Endurance Training & Recovery


endurance training recovery

Endurance Training & Recovery

Strength and size are probably the two most common weight training goals. But they’re not all you should be thinking about at the gym.

Endurance is equally important, despite the fact that it’s often overlooked. The goal of endurance training is to increase endurance and stamina, whether on a whole or when it comes to specific muscles or muscle groups. Improving endurance can not only help you last longer at the gym. it can also improve the gains you make in that time.

If you want to improve endurance, here’s how to do it…

1. Train for Endurance

Training for endurance involves the aerobic system as opposed to the anaerobic system, even when it comes to your muscles. You can improve your body’s endurance using both cardiovascular and weight training exercises. Let’s take a look at how to tackle both:

Cardiovascular Endurance – The best strategy for improving cardio endurance is to engage in extended bursts of moderate-to-high cardio exercise. Over time, your cardiovascular system will improve in its ability to sustain energy for longer periods of time. I recommend a series of 2 or 3 different cardio exercises in a row during each workout, in order to train your body more completely.

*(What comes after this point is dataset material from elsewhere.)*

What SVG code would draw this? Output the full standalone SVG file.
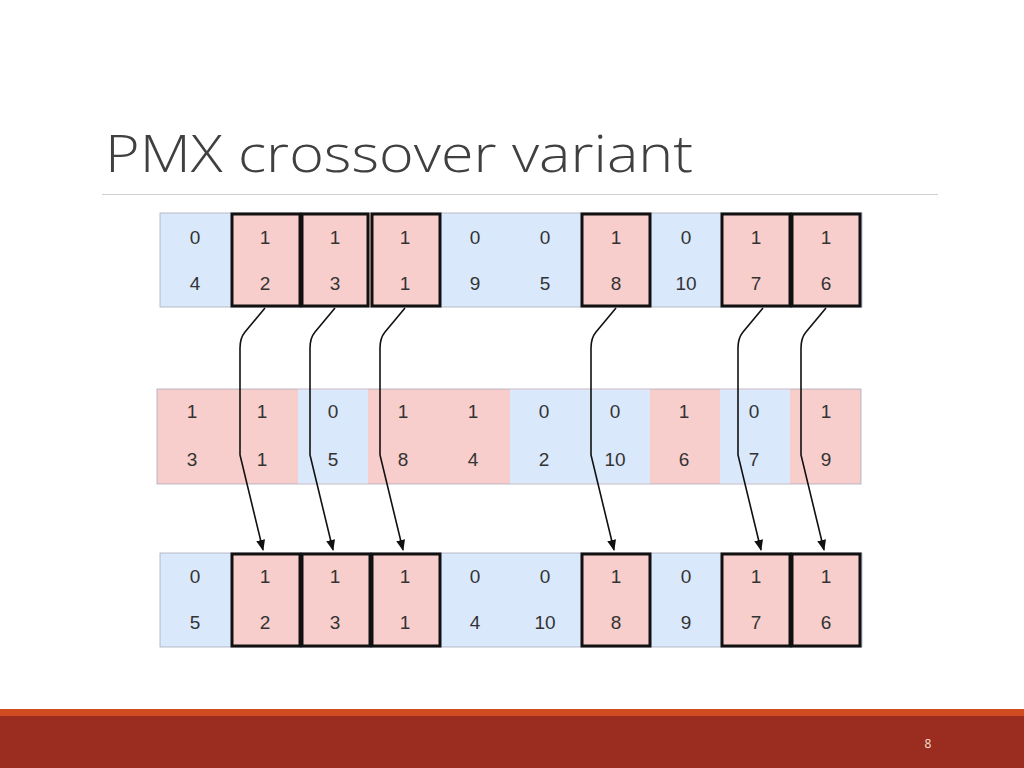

For example, start with 20 minutes of a light jog on the treadmill, followed by 15 minutes on the rowing machine and 15 minutes on the elliptical.

Weight Training Endurance – Training for muscle and strength endurance is a little more complicated, but the results can really power up your workout program.

In order to train for muscle endurance, you need to think about 3 factors. First, you need to lift heavy weight. You’ll never improve strength without lifting heavy, so you need to start there.

The next thing you want to think about is volume. What I mean by this is that you need to get out a lot of reps if you want to improve endurance. So although you want to lift heavy, don’t lift so heavy that you can’t get out many reps.

Finally, You want to reduce your rest periods between sets to just 15-30 seconds. Think about it – endurance training is about lasting longer without resting!